By David Russell
Health care stocks have been on the sickbed for months, and one trader is positioning for a trip to the emergency room.
optionMONSTER's Depth Charge tracking system detected a highly bearish transaction on the Health Care SPDR (NYSEARCA:XLV) exchange-traded fund, which yesterday fell to its lowest price since last August. The ETF holds positions in companies including Johnson & Johnson (NYSE:JNJ), Pfizer (NYSE:PFE), and Merck (NYSE:MRK).
The investor purchased 6,000 August 28 puts for $0.89 and $0.90 and sold an equal number of August 28 calls for about $1. The transaction resulted in a credit of about $0.10 and will deliver leveraged profits if XLV falls below $27.90. It will lose money on a move above $28.10.
XLV slipped 0.07% to $27.94 in afternoon trading and is down 13% in the last three months.
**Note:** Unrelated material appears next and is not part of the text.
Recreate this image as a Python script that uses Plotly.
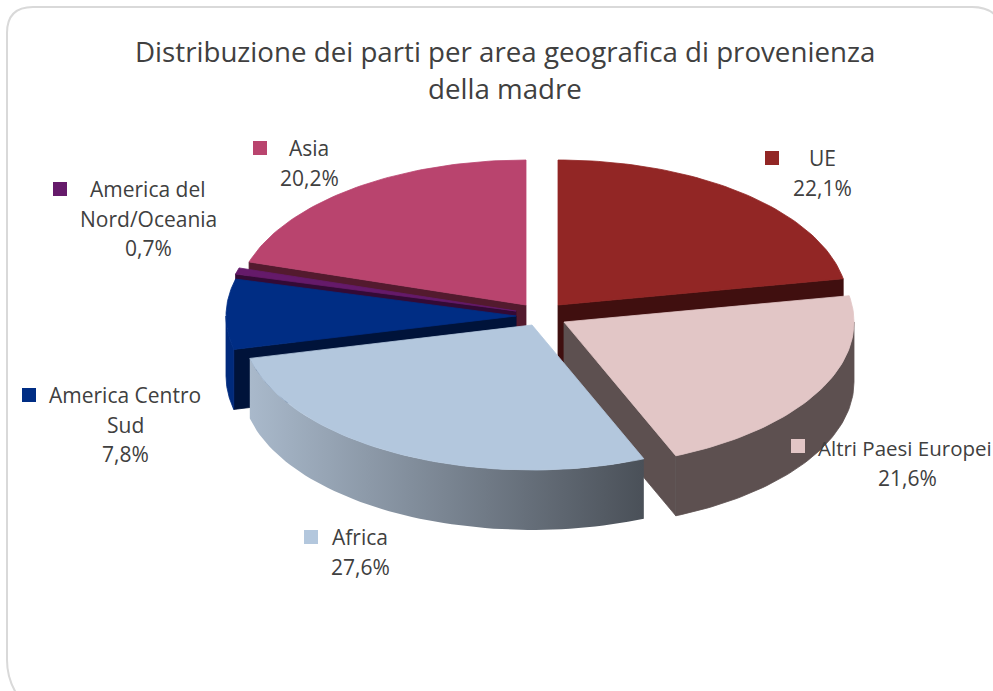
import numpy as np
import plotly.graph_objects as go

# ---- data ----
categories = ["UE", "Altri Paesi Europei", "Africa", "America Centro Sud", "America del Nord/Oceania", "Asia"]
values = [22.1, 21.6, 27.6, 7.8, 0.7, 20.2]
label_lines = [["UE"], ["Altri Paesi Europei"], ["Africa"], ["America Centro", "Sud"], ["America del", "Nord/Oceania"], ["Asia"]]
title_lines = ["Distribuzione dei parti per area geografica di provenienza", "della madre"]

# ---- style and layout ----
W, H = 993, 691
RX, RY, DEPTH = 290, 145, 60
apex = {"UE": (558, 305), "Altri Paesi Europei": (564, 322), "Africa": (532, 325),
        "America Centro Sud": (516, 316), "America del Nord/Oceania": (516, 311), "Asia": (526, 305)}
top_col = {"UE": "#922625", "Altri Paesi Europei": "#e2c6c6", "Africa": "#b3c7dd",
           "America Centro Sud": "#002d84", "America del Nord/Oceania": "#651a6a", "Asia": "#b9446e"}
wall_col = {"UE": "#400f0f", "Altri Paesi Europei": "#5d5050",
            "America Centro Sud": "#00133a", "America del Nord/Oceania": "#330a35", "Asia": "#531a2e"}
rim_col = {"Altri Paesi Europei": "#5d5050", "America Centro Sud": "#002a7c"}
africa_rim = [[0, "#a9b9cb"], [1, "#4a5058"]]
wall_edge = {"UE": 1, "Altri Paesi Europei": 1, "America Centro Sud": 0, "America del Nord/Oceania": 0, "Asia": 0}
key_pos = {"UE": (772, 158), "Altri Paesi Europei": (798, 446), "Africa": (311, 537),
           "America Centro Sud": (29, 395), "America del Nord/Oceania": (60, 189), "Asia": (260, 148)}
text_pos = {"UE": (822, 158), "Altri Paesi Europei": (907, 448), "Africa": (360, 537),
            "America Centro Sud": (125, 395), "America del Nord/Oceania": (148, 189), "Asia": (309, 148)}
draw_order = ["Asia", "America del Nord/Oceania", "America Centro Sud", "UE", "Altri Paesi Europei", "Africa"]
FONT = "Open Sans"
TXT = "#404040"
LINE_H = 29.5

# ---- geometry from the values ----
edges = np.concatenate([[0], np.cumsum(values)]) / sum(values) * 360
span = {c: (edges[i], edges[i + 1]) for i, c in enumerate(categories)}


def rim(c, t0, t1, n=60):
    t = np.radians(np.linspace(t0, t1, n))
    cx, cy = apex[c]
    return cx + RX * np.sin(t), cy - RY * np.cos(t)


def poly(x, y, color, name):
    return go.Scatter(x=list(x) + [x[0]], y=list(y) + [y[0]], mode="lines", fill="toself",
                      fillcolor=color, line=dict(width=0.8, color=color), hoverinfo="skip",
                      showlegend=False, name=name)


fig = go.Figure()
for c in draw_order:
    t0, t1 = span[c]
    cx, cy = apex[c]
    # radial wall facing the viewer
    if c in wall_edge:
        a = span[c][wall_edge[c]]
        ex, ey = rim(c, a, a, 1)
        fig.add_trace(poly([cx, ex[0], ex[0], cx], [cy, ey[0], ey[0] + DEPTH, cy + DEPTH], wall_col[c], c + " wall"))
    # outer rim
    lo, hi = max(t0, 90), min(t1, 270)
    if lo < hi:
        rx, ry = rim(c, lo, hi)
        xs = np.concatenate([rx, rx[::-1]])
        ys = np.concatenate([ry, ry[::-1] + DEPTH])
        if c == "Africa":
            fig.add_trace(go.Scatter(x=list(xs) + [xs[0]], y=list(ys) + [ys[0]], mode="lines", fill="toself",
                                     fillgradient=dict(type="horizontal", colorscale=africa_rim),
                                     line=dict(width=0), hoverinfo="skip", showlegend=False, name=c + " rim"))
        else:
            fig.add_trace(poly(xs, ys, rim_col[c], c + " rim"))
    # top face
    tx, ty = rim(c, t0, t1)
    fig.add_trace(poly([cx] + list(tx), [cy] + list(ty), top_col[c], c))

# legend keys
fig.add_trace(go.Scatter(x=[key_pos[c][0] for c in categories], y=[key_pos[c][1] for c in categories],
                         mode="markers", hoverinfo="skip", showlegend=False,
                         marker=dict(symbol="square", size=14, color=[top_col[c] for c in categories], line=dict(width=0))))

ann = []
for i, c in enumerate(categories):
    x0, y0 = text_pos[c]
    lines = label_lines[i] + [f"{values[i]:.1f}%".replace(".", ",")]
    for j, s in enumerate(lines):
        size = 20.5 if s == "Altri Paesi Europei" else 21
        xx = 905 if s == "Altri Paesi Europei" else x0
        ann.append(dict(x=xx, y=y0 + j * LINE_H, text=s, xref="x", yref="y", showarrow=False,
                        xanchor="center", yanchor="middle", font=dict(family=FONT, size=size, color=TXT)))
for j, s in enumerate(title_lines):
    ann.append(dict(x=505, y=51 + j * 37, text=s, xref="x", yref="y", showarrow=False,
                    xanchor="center", yanchor="middle", font=dict(family=FONT, size=27.7, color=TXT)))

card = "M 7,33 Q 7,7 33,7 L 972,7 Q 1003,7 1003,40 L 1003,705 L 25,705 Q 7,685 7,660 Z"
fig.update_layout(
    width=W, height=H, margin=dict(l=0, r=0, t=0, b=0), paper_bgcolor="white", plot_bgcolor="white",
    xaxis=dict(range=[0, W], visible=False, fixedrange=True),
    yaxis=dict(range=[H, 0], visible=False, fixedrange=True),
    showlegend=False, annotations=ann,
    shapes=[dict(type="path", path=card, xref="x", yref="y", line=dict(color="#d9d9d9", width=2), layer="below")],
)
fig.write_html("out.html", config={"displayModeBar": False},
               post_script="document.body.style.margin='0';document.body.style.overflow='hidden';")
The fund started falling before the rest of the market in March but has started outperforming the S&P 500 since early June.
Today's option trade may have been implemented by an investor who owns XLV and is looking to establish an exit price while hedging against further downside. Using the strategy will prevent him or her from benefiting if the ETF rebounds before expiration.
Overall options volume in XLV is more than twice the average level so far today.